START

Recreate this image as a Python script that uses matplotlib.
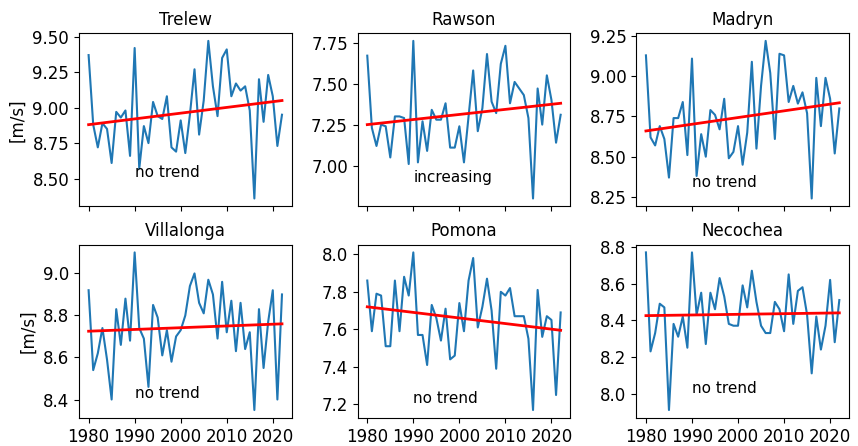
import numpy as np
import matplotlib
matplotlib.use("Agg")
import matplotlib.pyplot as plt

years = list(range(1980, 2023))

stations = ["Trelew", "Rawson", "Madryn", "Villalonga", "Pomona", "Necochea"]

trelew = [9.37, 8.88, 8.72, 8.89, 8.85, 8.61, 8.97, 8.93, 8.98, 8.66,
          9.42, 8.57, 8.87, 8.75, 9.04, 8.94, 8.92, 9.08, 8.72, 8.69,
          8.91, 8.68, 8.95, 9.27, 8.81, 9.05, 9.47, 9.15, 8.94, 9.35,
          9.41, 9.08, 9.17, 9.12, 9.15, 8.98, 8.36, 9.20, 8.90, 9.23,
          9.08, 8.73, 8.95]
rawson = [7.67, 7.23, 7.12, 7.25, 7.24, 7.05, 7.30, 7.30, 7.29, 7.01,
          7.76, 7.02, 7.27, 7.09, 7.34, 7.28, 7.28, 7.38, 7.11, 7.11,
          7.24, 7.02, 7.30, 7.58, 7.21, 7.35, 7.68, 7.39, 7.32, 7.62,
          7.73, 7.38, 7.51, 7.47, 7.43, 7.29, 6.80, 7.47, 7.25, 7.55,
          7.40, 7.14, 7.31]
madryn = [9.13, 8.62, 8.57, 8.69, 8.61, 8.37, 8.74, 8.74, 8.84, 8.51,
          9.11, 8.38, 8.64, 8.50, 8.79, 8.76, 8.67, 8.86, 8.49, 8.53,
          8.69, 8.45, 8.65, 9.09, 8.55, 8.94, 9.22, 9.02, 8.61, 9.14,
          9.13, 8.84, 8.94, 8.83, 8.90, 8.77, 8.24, 8.99, 8.69, 8.99,
          8.86, 8.52, 8.80]
villalonga = [8.92, 8.54, 8.62, 8.74, 8.59, 8.40, 8.83, 8.66, 8.88, 8.68,
              9.10, 8.74, 8.69, 8.46, 8.85, 8.79, 8.61, 8.73, 8.58, 8.70,
              8.73, 8.80, 8.94, 9.00, 8.86, 8.81, 8.97, 8.90, 8.69, 8.96,
              8.72, 8.87, 8.63, 8.86, 8.64, 8.72, 8.35, 8.83, 8.55, 8.77,
              8.92, 8.40, 8.90]
pomona = [7.86, 7.59, 7.79, 7.78, 7.51, 7.51, 7.86, 7.59, 7.88, 7.78,
          8.01, 7.57, 7.57, 7.41, 7.73, 7.66, 7.54, 7.71, 7.44, 7.46,
          7.74, 7.59, 7.86, 7.98, 7.61, 7.72, 7.87, 7.70, 7.39, 7.80,
          7.78, 7.82, 7.67, 7.67, 7.67, 7.55, 7.17, 7.81, 7.56, 7.67,
          7.65, 7.25, 7.69]
necochea = [8.77, 8.23, 8.33, 8.49, 8.47, 7.91, 8.38, 8.31, 8.42, 8.25,
            8.77, 8.43, 8.55, 8.27, 8.55, 8.46, 8.63, 8.53, 8.38, 8.37,
            8.37, 8.59, 8.47, 8.67, 8.50, 8.37, 8.33, 8.33, 8.50, 8.46,
            8.34, 8.65, 8.38, 8.56, 8.58, 8.43, 8.11, 8.42, 8.24, 8.37,
            8.62, 8.28, 8.51]

series = [trelew, rawson, madryn, villalonga, pomona, necochea]

# trend line values at first and last year
trend_start = [8.88, 7.25, 8.66, 8.725, 7.72, 8.425]
trend_end = [9.05, 7.38, 8.835, 8.76, 7.595, 8.44]

labels = ["no trend", "increasing", "no trend", "no trend", "no trend", "no trend"]
label_y = [8.54, 6.93, 8.34, 8.43, 7.23, 8.03]

ytick_sets = [
    [8.50, 8.75, 9.00, 9.25, 9.50],
    [7.00, 7.25, 7.50, 7.75],
    [8.25, 8.50, 8.75, 9.00, 9.25],
    [8.4, 8.6, 8.8, 9.0],
    [7.2, 7.4, 7.6, 7.8, 8.0],
    [8.0, 8.2, 8.4, 8.6, 8.8],
]
ytick_fmt = ["{:.2f}", "{:.2f}", "{:.2f}", "{:.1f}", "{:.1f}", "{:.1f}"]

fig, axes = plt.subplots(2, 3, figsize=(8.58, 4.46), dpi=100, sharex=True)
fig.subplots_adjust(left=0.092, right=0.9895, top=0.926, bottom=0.063,
                    wspace=0.31, hspace=0.22)

for i, ax in enumerate(axes.flat):
    ax.plot(years, series[i], color="#1f77b4", lw=1.5)
    ax.plot([years[0], years[-1]], [trend_start[i], trend_end[i]],
            color="red", lw=2)
    ax.set_title(stations[i], fontsize=12)
    ax.text(1990, label_y[i], labels[i], fontsize=11, ha="left", va="center")
    ax.set_yticks(ytick_sets[i])
    ax.set_yticklabels([ytick_fmt[i].format(v) for v in ytick_sets[i]])
    ax.tick_params(labelsize=12)
    ax.set_xticks([1980, 1990, 2000, 2010, 2020])
    if i % 3 == 0:
        ax.set_ylabel("[m/s]", fontsize=12)

fig.savefig("out.png", dpi=100)
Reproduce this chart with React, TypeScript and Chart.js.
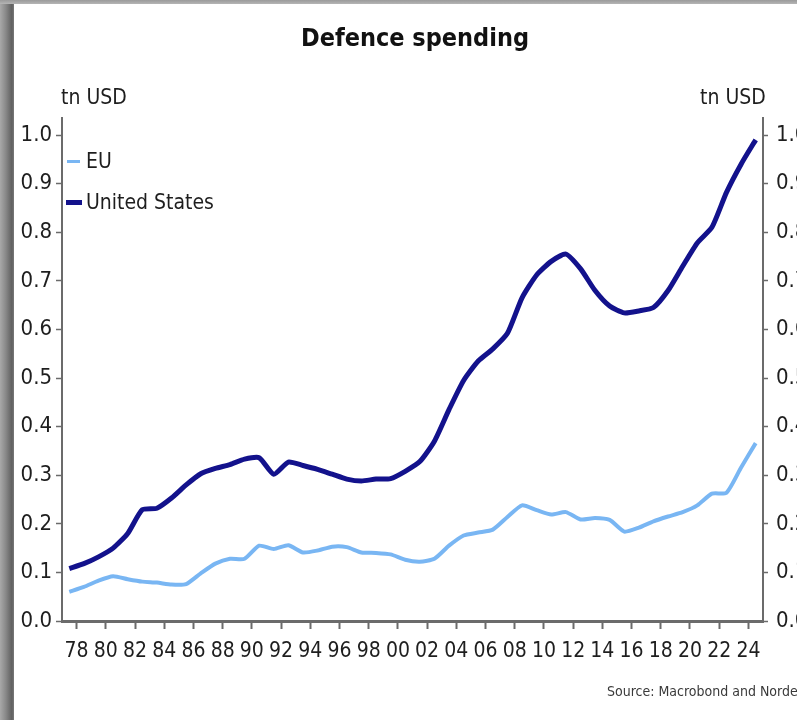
import React, { useEffect, useRef } from "react";
import { Chart, registerables } from "chart.js";

Chart.register(...registerables);

const years: number[] = [
  1977, 1978, 1979, 1980, 1981, 1982, 1983, 1984, 1985, 1986, 1987, 1988,
  1989, 1990, 1991, 1992, 1993, 1994, 1995, 1996, 1997, 1998, 1999, 2000,
  2001, 2002, 2003, 2004, 2005, 2006, 2007, 2008, 2009, 2010, 2011, 2012,
  2013, 2014, 2015, 2016, 2017, 2018, 2019, 2020, 2021, 2022, 2023, 2024,
];

const euValues: number[] = [
  0.06, 0.07, 0.083, 0.092, 0.086, 0.081, 0.079, 0.075, 0.076, 0.098, 0.118, 0.128,
  0.128, 0.155, 0.148, 0.156, 0.141, 0.145, 0.153, 0.152, 0.141, 0.14, 0.137, 0.126,
  0.122, 0.128, 0.155, 0.176, 0.182, 0.188, 0.214, 0.238, 0.228, 0.219, 0.224, 0.209,
  0.212, 0.208, 0.184, 0.192, 0.205, 0.215, 0.224, 0.238, 0.262, 0.264, 0.316, 0.366,
];

const usValues: number[] = [
  0.108, 0.118, 0.132, 0.15, 0.18, 0.229, 0.232, 0.253, 0.28, 0.303, 0.314, 0.322,
  0.333, 0.336, 0.302, 0.327, 0.32, 0.312, 0.302, 0.292, 0.288, 0.292, 0.293, 0.308,
  0.328, 0.37, 0.435, 0.495, 0.535, 0.56, 0.592, 0.665, 0.712, 0.74, 0.755, 0.725,
  0.68, 0.648, 0.634, 0.638, 0.645, 0.68, 0.73, 0.778, 0.81, 0.882, 0.94, 0.99,
];

const xTickYears: number[] = [
  1978, 1980, 1982, 1984, 1986, 1988, 1990, 1992, 1994, 1996, 1998, 2000, 2002,
  2004, 2006, 2008, 2010, 2012, 2014, 2016, 2018, 2020, 2022, 2024,
];

const yTickValues: number[] = [0, 0.1, 0.2, 0.3, 0.4, 0.5, 0.6, 0.7, 0.8, 0.9, 1.0];

const seriesNames: string[] = ["EU", "United States"];
const titleText = "Defence spending";
const unitText = "tn USD";
const sourceText = "Source: Macrobond and Nordea";

const EU_COLOR = "#79b6f3";
const US_COLOR = "#13128c";
const AXIS_COLOR = "#6b6b6b";
const TEXT_COLOR = "#1e1e1e";
const FONT = "'DejaVu Sans Condensed', 'Liberation Sans', sans-serif";

export default function App() {
  const canvasRef = useRef<HTMLCanvasElement | null>(null);

  useEffect(() => {
    const canvas = canvasRef.current;
    if (!canvas) return;
    const chart = new Chart(canvas, {
      type: "line",
      data: {
        datasets: [
          {
            label: seriesNames[0],
            data: years.map((y, i) => ({ x: y + 0.5, y: euValues[i] })),
            borderColor: EU_COLOR,
            borderWidth: 4,
            pointRadius: 0,
            tension: 0.2,
            fill: false,
            yAxisID: "y",
          },
          {
            label: seriesNames[1],
            data: years.map((y, i) => ({ x: y + 0.5, y: usValues[i] })),
            borderColor: US_COLOR,
            borderWidth: 5,
            pointRadius: 0,
            tension: 0.2,
            fill: false,
            yAxisID: "y",
          },
        ],
      },
      options: {
        responsive: false,
        animation: false,
        layout: { padding: 0 },
        plugins: {
          legend: { display: false },
          tooltip: { enabled: false },
          title: {
            display: true,
            text: titleText,
            color: "#111",
            font: { family: FONT, size: 25, weight: "bold", lineHeight: 1.2 },
            padding: { top: 24, bottom: 64 },
          },
        },
        scales: {
          x: {
            type: "linear",
            min: 1977,
            max: 2025,
            afterBuildTicks: (scale: any) => {
              scale.ticks = xTickYears.map((v) => ({ value: v }));
            },
            afterFit: (scale: any) => {
              scale.height = 99;
            },
            ticks: {
              autoSkip: false,
              maxRotation: 0,
              color: TEXT_COLOR,
              font: { family: FONT, size: 21 },
              padding: 10,
              callback: (v: any) => String(Number(v) % 100).padStart(2, "0"),
            },
            grid: {
              drawOnChartArea: false,
              drawTicks: true,
              tickLength: 8,
              tickWidth: 2,
              tickColor: AXIS_COLOR,
            },
            border: { display: true, color: AXIS_COLOR, width: 3 },
          },
          y: {
            position: "left",
            min: 0,
            max: 1.035,
            afterBuildTicks: (scale: any) => {
              scale.ticks = yTickValues.map((v) => ({ value: v }));
            },
            afterFit: (scale: any) => {
              scale.width = 62;
            },
            ticks: {
              color: TEXT_COLOR,
              font: { family: FONT, size: 22 },
              padding: 4,
              callback: (v: any) => Number(v).toFixed(1),
            },
            grid: {
              drawOnChartArea: false,
              drawTicks: true,
              tickLength: 6,
              tickWidth: 1.5,
              tickColor: AXIS_COLOR,
            },
            border: { display: true, color: AXIS_COLOR, width: 2 },
          },
          y2: {
            position: "right",
            min: 0,
            max: 1.035,
            afterBuildTicks: (scale: any) => {
              scale.ticks = yTickValues.map((v) => ({ value: v }));
            },
            afterFit: (scale: any) => {
              scale.width = 67;
            },
            ticks: {
              color: TEXT_COLOR,
              font: { family: FONT, size: 22 },
              padding: 8,
              callback: (v: any) => Number(v).toFixed(1),
            },
            grid: {
              drawOnChartArea: false,
              drawTicks: true,
              tickLength: 5,
              tickWidth: 1.5,
              tickColor: AXIS_COLOR,
            },
            border: { display: true, color: AXIS_COLOR, width: 2 },
          },
        },
      },
    });
    return () => chart.destroy();
  }, []);

  const textStyle: React.CSSProperties = {
    position: "absolute",
    fontFamily: FONT,
    color: TEXT_COLOR,
    whiteSpace: "nowrap",
    lineHeight: 1,
  };

  return (
    <div
      style={{
        position: "absolute",
        left: 0,
        top: 0,
        width: 797,
        height: 720,
        overflow: "hidden",
        background: "#ffffff",
      }}
    >
      <div
        style={{
          position: "absolute",
          left: 0,
          top: 0,
          width: 14,
          height: 720,
          background: "linear-gradient(to right, #a9a9a9, #8a8a8a 40%, #606060 85%, #7a7a7a)",
        }}
      />
      <div
        style={{
          position: "absolute",
          left: 0,
          top: 0,
          width: 797,
          height: 4,
          background: "linear-gradient(to bottom, #9a9a9a, #b5b5b5)",
        }}
      />
      <canvas
        ref={canvasRef}
        width={830}
        height={720}
        style={{ position: "absolute", left: 0, top: 0, width: 830, height: 720 }}
      />
      <div style={{ ...textStyle, left: 61, top: 87, fontSize: 21 }}>{unitText}</div>
      <div style={{ ...textStyle, left: 700, top: 87, fontSize: 21 }}>{unitText}</div>
      <div style={{ position: "absolute", left: 67, top: 160, width: 13, height: 3, background: EU_COLOR }} />
      <div style={{ ...textStyle, left: 86, top: 151, fontSize: 21 }}>{seriesNames[0]}</div>
      <div style={{ position: "absolute", left: 66, top: 200, width: 16, height: 5, background: US_COLOR }} />
      <div style={{ ...textStyle, left: 86, top: 192, fontSize: 21 }}>{seriesNames[1]}</div>
      <div style={{ ...textStyle, left: 607, top: 684, fontSize: 14, color: "#3a3a3a" }}>{sourceText}</div>
    </div>
  );
}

END

§ **Given task**:
Going back to the data above, write out everything from the line with "Reproduce this chart" down to the line with "Chart.register(...registerables);", both included, leaving every picture out.

§ **Answer in full**:
Reproduce this chart with React, TypeScript and Chart.js.
import React, { useEffect, useRef } from "react";
import { Chart, registerables } from "chart.js";

Chart.register(...registerables);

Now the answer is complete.